- **Set problem**
Starting at the first line of the listing below, retype each line up to and including the one that contains "import * as". Leave pictures out.

************

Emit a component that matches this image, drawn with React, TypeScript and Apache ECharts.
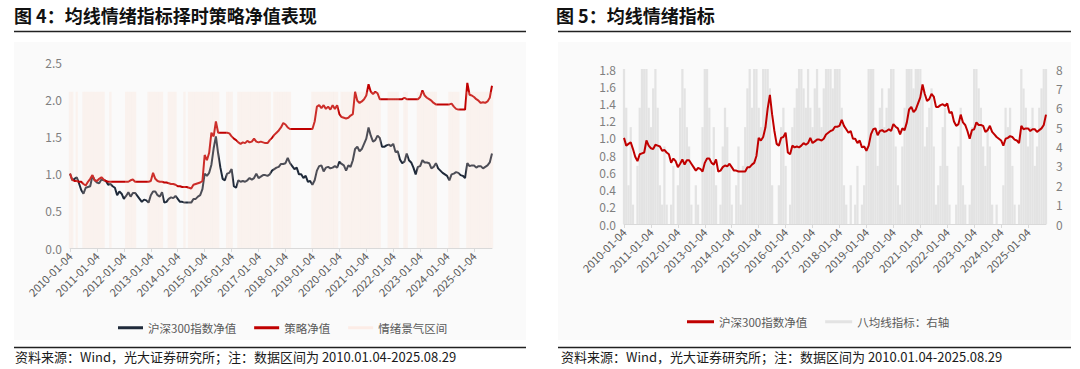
import React, { useEffect, useRef } from "react";
import * as echarts from "echarts";

// ---- tick labels / categories ----
const yearTicks = [
  "2010-01-04", "2011-01-04", "2012-01-04", "2013-01-04", "2014-01-04", "2015-01-04",
  "2016-01-04", "2017-01-04", "2018-01-04", "2019-01-04", "2020-01-04", "2021-01-04",
  "2022-01-04", "2023-01-04", "2024-01-04", "2025-01-04",
];
const lastDate = "2025-08-29";

// ---- series values (monthly samples) ----
const csi300 = [
  1.00, 0.91, 0.93, 0.95, 0.87, 0.78, 0.73, 0.81, 0.82, 0.83, 0.97, 0.91,
  0.88, 0.87, 0.92, 0.91, 0.90, 0.85, 0.86, 0.83, 0.81, 0.71, 0.76, 0.73,
  0.66, 0.70, 0.75, 0.69, 0.74, 0.74, 0.70, 0.66, 0.62, 0.65, 0.64, 0.61,
  0.71, 0.76, 0.76, 0.71, 0.69, 0.75, 0.61, 0.62, 0.66, 0.68, 0.67, 0.70,
  0.66, 0.62, 0.62, 0.61, 0.61, 0.61, 0.61, 0.66, 0.66, 0.69, 0.71, 0.79,
  1.00, 0.97, 1.01, 1.12, 1.34, 1.50, 1.27, 1.08, 0.93, 0.91, 1.00, 1.01,
  1.06, 0.83, 0.81, 0.91, 0.89, 0.90, 0.89, 0.91, 0.94, 0.92, 0.94, 1.00,
  0.94, 0.96, 0.98, 0.98, 0.97, 0.99, 1.04, 1.06, 1.08, 1.09, 1.13, 1.13,
  1.14, 1.21, 1.14, 1.10, 1.06, 1.08, 0.99, 0.99, 0.94, 0.97, 0.89, 0.90,
  0.85, 0.91, 1.04, 1.10, 1.11, 1.03, 1.08, 1.09, 1.07, 1.08, 1.10, 1.08,
  1.16, 1.13, 1.11, 1.04, 1.11, 1.09, 1.18, 1.33, 1.36, 1.30, 1.33, 1.40,
  1.47, 1.62, 1.51, 1.43, 1.45, 1.51, 1.48, 1.36, 1.36, 1.38, 1.39, 1.37,
  1.40, 1.29, 1.30, 1.19, 1.14, 1.16, 1.27, 1.18, 1.15, 1.08, 0.99, 1.09,
  1.10, 1.18, 1.15, 1.15, 1.14, 1.07, 1.09, 1.14, 1.07, 1.04, 1.01, 0.99,
  0.97, 0.91, 0.99, 1.00, 1.02, 1.01, 0.98, 0.97, 0.94, 1.14, 1.10, 1.11,
  1.11, 1.08, 1.10, 1.10, 1.07, 1.09, 1.11, 1.15, 1.27,
];

const strategy = [
  1.00, 0.92, 0.90, 0.90, 0.89, 0.89, 0.86, 0.84, 0.89, 0.93, 0.98, 0.91,
  0.90, 0.93, 0.95, 0.92, 0.90, 0.89, 0.89, 0.89, 0.89, 0.89, 0.89, 0.89,
  0.89, 0.89, 0.89, 0.91, 0.92, 0.89, 0.89, 0.89, 0.89, 0.89, 0.89, 0.89,
  0.90, 1.01, 0.93, 0.90, 0.89, 0.89, 0.88, 0.88, 0.87, 0.86, 0.86, 0.85,
  0.83, 0.83, 0.82, 0.82, 0.82, 0.81, 0.80, 0.85, 0.86, 0.87, 0.88, 0.90,
  1.25, 1.18, 1.28, 1.55, 1.50, 1.70, 1.55, 1.55, 1.55, 1.55, 1.55, 1.54,
  1.50, 1.47, 1.45, 1.42, 1.40, 1.42, 1.41, 1.44, 1.42, 1.43, 1.47, 1.43,
  1.42, 1.43, 1.42, 1.41, 1.41, 1.45, 1.48, 1.52, 1.55, 1.58, 1.62, 1.68,
  1.66, 1.62, 1.60, 1.60, 1.60, 1.60, 1.60, 1.60, 1.60, 1.60, 1.60, 1.60,
  1.60, 1.70, 1.90, 1.92, 1.88, 1.92, 1.87, 1.90, 1.86, 1.92, 1.87, 1.92,
  1.80, 1.76, 1.75, 1.74, 1.75, 1.78, 1.80, 2.10, 1.98, 1.95, 1.97, 2.00,
  2.05, 2.20, 2.10, 2.07, 2.10, 2.08, 2.00, 2.00, 2.00, 2.00, 2.00, 2.00,
  2.00, 2.00, 2.00, 2.00, 2.00, 2.02, 2.00, 2.00, 2.00, 2.00, 2.00, 2.00,
  2.03, 2.12, 2.05, 2.02, 2.00, 1.98, 1.95, 1.93, 1.93, 1.93, 1.93, 1.93,
  1.93, 1.93, 1.94, 1.90, 1.87, 1.86, 1.86, 1.86, 1.86, 2.22, 2.06, 2.05,
  2.03, 2.00, 1.98, 1.95, 1.96, 1.95, 1.97, 2.02, 2.18,
];

// 1 = inside the "情绪景气区间" shading
const sentimentOn = [
  1, 1, 0, 1, 0, 0, 1, 1, 1, 1, 1, 1,
  1, 1, 1, 1, 0, 0, 1, 0, 0, 0, 0, 0,
  0, 1, 1, 1, 1, 1, 0, 0, 0, 0, 0, 1,
  1, 1, 1, 1, 1, 1, 0, 0, 1, 1, 1, 1,
  0, 0, 0, 1, 0, 1, 1, 1, 1, 1, 1, 1,
  1, 1, 1, 1, 1, 1, 1, 0, 0, 0, 1, 1,
  1, 0, 0, 1, 1, 1, 1, 1, 1, 1, 1, 1,
  1, 1, 1, 1, 1, 1, 0, 1, 1, 1, 1, 1,
  1, 1, 1, 0, 0, 0, 0, 0, 0, 0, 0, 0,
  1, 1, 1, 1, 1, 1, 1, 1, 1, 1, 1, 1,
  0, 1, 1, 1, 1, 1, 1, 1, 1, 1, 1, 1,
  1, 1, 1, 1, 1, 1, 1, 0, 0, 0, 1, 1,
  1, 1, 1, 0, 0, 1, 1, 0, 0, 0, 0, 1,
  1, 1, 1, 1, 1, 1, 1, 1, 0, 0, 0, 0,
  0, 1, 1, 1, 1, 1, 0, 0, 0, 1, 1, 1,
  1, 1, 1, 1, 1, 1, 1, 1, 1,
];
const bandTop = 2.1;

// 八均线指标 (0-8, right axis)
const eightMA = [
  8, 6, 2, 5, 1, 0, 3, 6, 8, 8, 8, 6,
  5, 7, 8, 6, 2, 1, 4, 1, 0, 1, 3, 0,
  2, 6, 8, 7, 5, 4, 1, 0, 2, 1, 0, 5,
  8, 8, 6, 3, 5, 2, 0, 1, 4, 6, 5, 3,
  1, 0, 2, 4, 1, 3, 5, 7, 8, 6, 8, 8,
  6, 5, 8, 8, 8, 7, 2, 0, 0, 2, 5, 6,
  3, 0, 1, 5, 6, 7, 8, 8, 7, 6, 8, 6,
  5, 7, 8, 6, 5, 7, 8, 8, 8, 7, 8, 8,
  8, 6, 2, 1, 0, 2, 0, 1, 3, 0, 1, 2,
  4, 8, 8, 8, 5, 3, 6, 7, 5, 6, 7, 8,
  8, 4, 2, 1, 4, 6, 8, 8, 8, 7, 8, 8,
  8, 7, 4, 5, 6, 7, 4, 1, 2, 3, 5, 6,
  3, 1, 0, 0, 1, 4, 6, 2, 1, 0, 1, 5,
  8, 8, 7, 6, 4, 3, 5, 4, 1, 0, 1, 0,
  0, 2, 6, 5, 6, 3, 1, 0, 1, 8, 7, 6,
  4, 5, 6, 3, 4, 6, 7, 8, 8,
];

const categories: string[] = [];
yearTicks.forEach((t) => {
  const y = t.slice(0, 4);
  categories.push(t);
  for (let mo = 2; mo <= 12; mo++) {
    if (y === "2025" && mo > 8) break;
    categories.push(`${y}-${String(mo).padStart(2, "0")}-01`);
  }
});
categories.push(lastDate);

const FONT = '"Noto Sans CJK SC", "Noto Sans", sans-serif';
const NAVY = "#1f2a3a";
const RED = "#c00000";
const BAND = "rgba(250,212,196,0.22)";
const GRAY = "#e3e3e3";
const SOURCE = "资料来源：Wind，光大证券研究所；注：数据区间为 2010.01.04-2025.08.29";

const showTick = (i: number) => i % 12 === 0 && i < categories.length - 1;

function xAxisFor(gridIndex: number) {
  return {
    type: "category",
    gridIndex,
    data: categories,
    boundaryGap: false,
    axisLine: { lineStyle: { color: "#d9d9d9", width: 1 } },
    axisTick: { interval: showTick, length: 4, lineStyle: { color: "#d9d9d9" } },
    axisLabel: {
      interval: showTick,
      rotate: 45,
      fontSize: 11,
      color: "#595959",
      margin: 6,
      fontFamily: FONT,
    },
    splitLine: { show: false },
  };
}

const yLabel = { color: "#7f7f7f", fontSize: 12, fontFamily: FONT };

export default function App() {
  const ref = useRef<HTMLDivElement>(null);
  useEffect(() => {
    document.body.style.margin = "0";
    if (!ref.current) return;
    const chart = echarts.init(ref.current, undefined, { renderer: "svg" });
    const option: any = {
      animation: false,
      textStyle: { fontFamily: FONT },
      grid: [
        { left: 70, top: 62, width: 422, height: 186 },
        { left: 624, top: 69, width: 422, height: 155 },
      ],
      xAxis: [xAxisFor(0), xAxisFor(1)],
      yAxis: [
        {
          type: "value", gridIndex: 0, min: 0, max: 2.5, interval: 0.5,
          axisLine: { show: false }, axisTick: { show: false }, splitLine: { show: false },
          axisLabel: { ...yLabel, formatter: (v: number) => v.toFixed(1) },
        },
        {
          type: "value", gridIndex: 1, min: 0, max: 1.8, interval: 0.2,
          axisLine: { show: false }, axisTick: { show: false }, splitLine: { show: false },
          axisLabel: { ...yLabel, formatter: (v: number) => v.toFixed(1) },
        },
        {
          type: "value", gridIndex: 1, position: "right", min: 0, max: 8, interval: 1,
          axisLine: { show: false }, axisTick: { show: false }, splitLine: { show: false },
          axisLabel: { ...yLabel, margin: 10 },
        },
      ],
      legend: [
        {
          left: 113, top: 317, icon: "rect", itemWidth: 25, itemHeight: 3, itemGap: 18,
          selectedMode: false,
          textStyle: { fontSize: 11.5, color: "#595959", fontFamily: FONT },
          data: [
            { name: "沪深300指数净值", itemStyle: { color: NAVY } },
            { name: "策略净值", itemStyle: { color: RED } },
            { name: "情绪景气区间", itemStyle: { color: "#fcece6" } },
          ],
        },
        {
          left: 682, top: 311, icon: "rect", itemWidth: 27, itemHeight: 3, itemGap: 18,
          selectedMode: false,
          textStyle: { fontSize: 11.5, color: "#595959", fontFamily: FONT },
          data: [
            { name: "沪深300指数净值", itemStyle: { color: RED } },
            { name: "八均线指标：右轴", itemStyle: { color: "#e3e3e3" } },
          ],
        },
      ],
      series: [
        {
          name: "沪深300指数净值", type: "line", xAxisIndex: 0, yAxisIndex: 0,
          data: csi300, symbol: "none", z: 2,
          lineStyle: { color: NAVY, width: 2 }, itemStyle: { color: NAVY },
        },
        {
          name: "策略净值", type: "line", xAxisIndex: 0, yAxisIndex: 0,
          data: strategy, symbol: "none", z: 3,
          lineStyle: { color: RED, width: 2 }, itemStyle: { color: RED },
        },
        {
          name: "情绪景气区间", type: "bar", xAxisIndex: 0, yAxisIndex: 0,
          data: sentimentOn.map((b) => (b ? bandTop : "-")),
          barCategoryGap: "0%", z: 5, itemStyle: { color: BAND },
        },
        {
          name: "八均线指标：右轴", type: "bar", xAxisIndex: 1, yAxisIndex: 2,
          data: eightMA, barCategoryGap: "0%", z: 1, itemStyle: { color: GRAY },
        },
        {
          name: "沪深300指数净值", type: "line", xAxisIndex: 1, yAxisIndex: 1,
          data: csi300, symbol: "none", z: 3,
          lineStyle: { color: RED, width: 2 }, itemStyle: { color: RED },
        },
      ],
      graphic: [
        { type: "rect", z: -10, silent: true, shape: { x: 14, y: 42, width: 512, height: 298 }, style: { fill: "#fafafa" } },
        { type: "rect", z: -10, silent: true, shape: { x: 558, y: 42, width: 513, height: 298 }, style: { fill: "#fafafa" } },
        {
          type: "text", left: 14, top: 6,
          style: { text: "图 4：均线情绪指标择时策略净值表现", font: `bold 18px ${FONT}`, fill: "#111" },
        },
        {
          type: "text", left: 556, top: 6,
          style: { text: "图 5：均线情绪指标", font: `bold 18px ${FONT}`, fill: "#111" },
        },
        { type: "line", shape: { x1: 14, y1: 31.5, x2: 526, y2: 31.5 }, style: { stroke: "#222", lineWidth: 1.3 } },
        { type: "line", shape: { x1: 558, y1: 31.5, x2: 1071, y2: 31.5 }, style: { stroke: "#222", lineWidth: 1.3 } },
        { type: "line", shape: { x1: 14, y1: 347.5, x2: 526, y2: 347.5 }, style: { stroke: "#222", lineWidth: 1.3 } },
        { type: "line", shape: { x1: 558, y1: 347.5, x2: 1071, y2: 347.5 }, style: { stroke: "#222", lineWidth: 1.3 } },
        {
          type: "text", left: 15, top: 350,
          style: { text: SOURCE, font: `13px ${FONT}`, fill: "#1a1a1a" },
        },
        {
          type: "text", left: 561, top: 350,
          style: { text: SOURCE, font: `13px ${FONT}`, fill: "#1a1a1a" },
        },
      ],
    };
    chart.setOption(option);
    return () => chart.dispose();
  }, []);
  return <div ref={ref} style={{ width: 1080, height: 369 }} />;
}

************

- **Response to this task**
Emit a component that matches this image, drawn with React, TypeScript and Apache ECharts.
import React, { useEffect, useRef } from "react";
import * as echarts from "echarts";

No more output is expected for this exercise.